Place the soup dumpling in the steamer, and repeat the sealing process with the next dumpling.  Make sure that none of the dumplings touch, they're very sticky, and will tear when you try to remove them.

Once you're out of room in the steamer basket, place the dumplings over high heat, and steam them for about 5 minutes (note that cooking time begins when the column of steam comes out of the pot, not when you put them on the burner.)

Remove the steamer from the heat, and very, very carefully, lift each dumpling out so as not to tear them.  If you're using parchment paper, you can cheat, and lift out the whole paper, otherwise you have to carefully remove the dumplings one by one.  I find that it's actually easiest to lift them by the top with my fingers, but you may find other techniques that work better.

Repeat the steaming process with another round of dumplings, until a: you run out of dumpling ingredients, or b: you're really sick of making dumplings, or c: you're completely full of soup dumplings and about to burst.

If you have any remaining dumpling ingredients and are not totally sick of folding them, assemble them and freeze them on parchment paper.

Saturday, February 1, 2014

A Cucumber-Rose Lemon Drop

You might wonder if I'm mad. If you've never had Hendrick's gin, I would understand. The first time I heard of a cucumber rose gin, I thought it sounded crazy, too.

But it works. And it works so, so well. It's hard to explain, so I'll just leave you for now with:  try it.



For New Year's Eve, it was suggested that we make "French 75" cocktails since we're in Paris. Lemon, gin, sugar, champagne. Definitely the sort of thing that has "hangover" written all over it. And easy-to-drink, too.

So we made them, using Hendrick's, because it's our favorite gin. And they were fantastic. But while I was making them, I tasted the syrup that you pour into the champagne, and realized that it would make a great drink all by itself.

And so here it is:

The Cucumber-Rose Lemon Drop


You need:

  • Two fresh lemons, of a good, tasty variety. I used some in-season Spanish ones. You'll be tasting the flavors of the lemon in the end product, so use something that's tasty, not just sour and bitter.
  • Extra-fine sugar (poudre is extra-fine, don't use powdered, it has corn starch in it to stop it from clumping)
  • Hendrick's Gin
To make:

1)  Halve your lemons, and prepare your favorite juicing device. I got about 75ml of juice out of these guys.

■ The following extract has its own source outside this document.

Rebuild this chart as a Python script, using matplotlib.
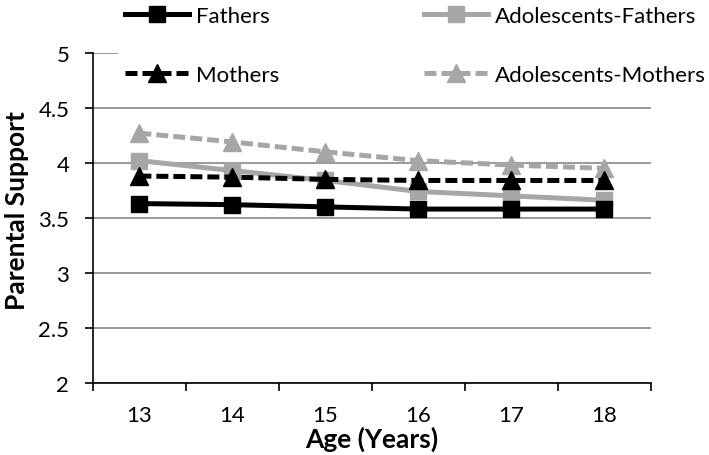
import matplotlib
matplotlib.use("Agg")
import matplotlib.pyplot as plt
import numpy as np

plt.rcParams['font.family'] = ['Lato', 'DejaVu Sans']

ages = ["13", "14", "15", "16", "17", "18"]
fathers = [3.63, 3.62, 3.60, 3.58, 3.58, 3.58]
mothers = [3.88, 3.87, 3.85, 3.84, 3.84, 3.84]
adol_fathers = [4.02, 3.93, 3.84, 3.74, 3.70, 3.66]
adol_mothers = [4.27, 4.19, 4.10, 4.02, 3.98, 3.95]
yticks = [2, 2.5, 3, 3.5, 4, 4.5, 5]
ytick_labels = ["2", "2.5", "3", "3.5", "4", "4.5", "5"]

fig = plt.figure(figsize=(7.09, 4.56), dpi=100)
ax = fig.add_axes([0.131, 0.158, 0.787, 0.724])

x = np.arange(len(ages))
lw = 3.6
gray = '#a6a6a6'
l1, = ax.plot(x, fathers, color='black', lw=lw, marker='s', ms=12, label='Fathers', zorder=5)
l2, = ax.plot(x, mothers, color='black', lw=lw, ls=(0, (2.4, 1.0)), marker='^', ms=13, label='Mothers', zorder=4)
l3, = ax.plot(x, adol_fathers, color=gray, lw=lw, marker='s', ms=12, label='Adolescents-Fathers', zorder=3)
l4, = ax.plot(x, adol_mothers, color=gray, lw=lw, ls=(0, (2.4, 1.0)), marker='^', ms=13, label='Adolescents-Mothers', zorder=2)

ax.set_xlim(-0.5, len(ages) - 0.5)
ax.set_ylim(2, 5)
ax.set_yticks(yticks)
ax.set_yticklabels(ytick_labels, fontsize=16)
ax.set_xticks(x)
ax.set_xticklabels(ages, fontsize=16)
ax.set_xticks(np.arange(-0.5, len(ages)), minor=True)
ax.tick_params(axis='x', which='major', length=0, pad=16)
ax.tick_params(axis='x', which='minor', length=6, width=1.2, direction='out')
ax.tick_params(axis='y', length=6, width=1.2, direction='out', pad=11)

ax.yaxis.grid(True, color='#888888', lw=1.2)
ax.set_axisbelow(True)
for s in ['top', 'right']:
    ax.spines[s].set_visible(False)
ax.spines['left'].set_linewidth(1.2)
ax.spines['bottom'].set_linewidth(1.2)

ax.set_xlabel('Age (Years)', fontsize=19, fontweight='bold', labelpad=0)
ax.set_ylabel('Parental Support', fontsize=19, fontweight='bold')
ax.yaxis.set_label_coords(-0.115, 0.524)

leg = fig.legend(handles=[l1, l2, l3, l4], ncol=2, loc='upper left',
                 bbox_to_anchor=(0.1665, 1.0), frameon=True, fontsize=16,
                 handlelength=2.9, columnspacing=6.5, labelspacing=1.77,
                 handletextpad=0.3, borderaxespad=0, borderpad=0.3)
leg.get_frame().set_edgecolor('none')
leg.get_frame().set_facecolor('white')
leg.get_frame().set_alpha(1)
leg.get_frame().set_boxstyle('square', pad=0)

fig.savefig('out.png', dpi=100)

2) Sweeten to take the edge off the lemons. This is going to be entirely subjective. Add slowly, mixing well, and taste until it goes from "too tart", to "slightly sweet and still tart". For me, with this batch, that was 4 of these spoonfuls.

Note these are not typical kitchen spoons, they're tiny little spoons about the size of my thumb. I may have used a table-spoon all told.



3) Pour into a small glass, and add gin to taste. Again with that subjective bit. As you add the gin, the cucumber and rose will get stronger vs. the lemon. Stop when you have a nice balance.  50/50 is a good starting point, and then adjust to taste from there. At some point I'll actually measure these, but honestly, it's not how I make them, and the lemons are likely to be different from batch to batch.


Sunday, January 12, 2014

Bacon from "Frenchie to Go"

Because sometimes you really miss things from home, but this isn't exactly something from home.

First, some background.

On the street below our apartment is a fantastic series of restaurants by Chef Gregory Marchand.  He's a french chef that picked up the nickname Frenchie when he worked for Jamie Oliver in London.  

He runs a fantastic trio of places here on rue du Nil:
  • Frenchie - the main restaurant, small, cozy, fantastic, impossible to get reservations for (2+ month wait)
  • Frenchie's Wine Bar - first come/first serve seating because the restaurant has a 2-3 month waiting list for reservations
  • Frenchie-to-Go - a bistro/café that does breakfast and lunch
I confess that the coupling of the fantastic food and the fact that's the closest place to get lunch causes me to eat there regularly (sometimes twice a week).   But the staff is great.  Warm and friendly greetings.  And the food is, well...  it's fantastic.

One of my lunch favorites is his pulled pork sandwich. It's idiosyncratically french, with the use of a coleslaw that contains beets as well as cabbage.  But it works.  Oh does it work.  It's easily the best pulled pork I've ever had.

The other favorite is a bacon fumé english muffin avec un oeuf et de cheddar.  It's a "breakfast" sandwich.  But it's divine.  The bacon is out of this world, house-cured with maple syrup and then smoked.  The cheese is a fantastic Cheddar from Neal's Yard Dairy.

When we first ate at the café, I noticed that the menu said that they sold bacon by the kilo.  They didn't for a long time (they needed to cure a large enough stock of it, because it's house-cured).  But it was finally available. 

And it's perfect.  It is exactly what I imagine bacon to be.  Just enough fat, well marbled, smokey, with just a hint of sweetness hiding among the flavors.




I don't have any photos from after cooking it, I'm sorry.  It doesn't last that long.  In fact, when I cooked up a bunch for brunch on Christmas, I had to stake out my own claim, or it all would have vanished.